退屈な80代

還暦、古希、傘寿を過ぎて 日々思うことを綴ります。

夜ごとの夢

 旅に病んで夢は枯野をかけ巡る   


 俳諧師、芭蕉の辞世の句とされています。享年50。
 ご本人も周りも人たちも「翁」と呼んでいます。江戸時代は、いまよりずっと多くの乳幼児が亡くなったので、いわゆる平均余命は低かっただろうけど、50で「翁」というのは、なんぼなんでも大いに違和感を覚えます。


 「翁」というには、老齢という意識で見られるほかに、なんらかの功労があった人物が自他ともに認めて呼称したのかもしれません。


 さて、芭蕉翁が見た夢の枯野は、何を指していたのか。夢はおおかた「過去を振り返る」見聞体験を見る場合が多いように思いますが、「願い」とか「希望」のような将来に関わることも、とくに若い時には見ます。


 芭蕉は「これまで」の枯野を見たのか、なお生きて「これから」の枯野を見たのか。この句は亡くなる数日前の作とされていますので、おそらく来し方の枯野を夢にみたのに違いないように思います。


 それにしても、夢見るところが「枯野」というのは気になります。実り多い数々の事績を残しているので、夢見る枯野は、絢爛豪華であったのではないかと思いたいが、まさか「枯野」が「無常」という言葉に置き換えられるなら、心中は荒涼索漠なものであったかもしれません。病んだ床の中でのことですから。


 芭蕉の句を引いて、わが事を書くのは僭越で厚顔無知ではありますが、近年はじつによく夢を見ています。トシを取ると、こんなにも頻繁に夢を見るのかと驚きます。まったく夜ごとに見てます。感覚的には、短い時間だと思うのですが、夜半に目覚める前はたいてい夢を見ているような気がします。

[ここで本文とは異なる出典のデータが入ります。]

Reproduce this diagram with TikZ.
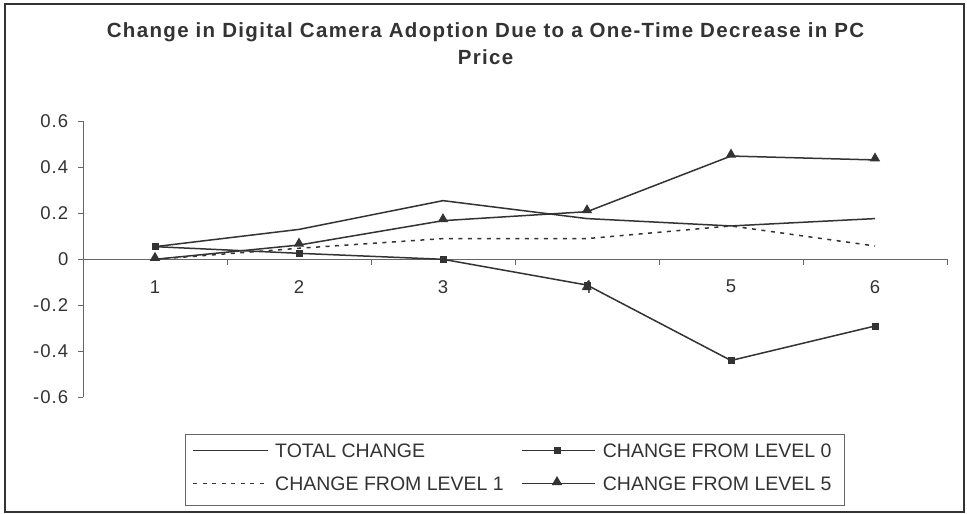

 夢の中身は、趣味で歩いた山登り、締め切りに追われ苦戦した仕事、離婚し生別した母親、よく見る映画のこと、陸上競技に明け暮れた子どものころのことが多い。たまに娘や二人の孫、そして食事やアルコールのこと。面白いことに性のことも時々は。


 夢とはいえ、アタマが後期高齢者であることを自覚しているらしく、これから先の願いや希望といった前向きなものは、まずない。また幼い子どもにありがちな夢のなかで泣いているような悲哀感があるものもほとんどない。


 家人によく夢を見ると言うと、「運動不足で熟睡できないのでしょう」とか「アルコールのせい」とか、あまり取り合ってくれない。自分では、多分、このことが原因で、浅い睡眠のなかで頻回夢を見るんだろうと推し量っていることがありますので、次の機会にふれてみます。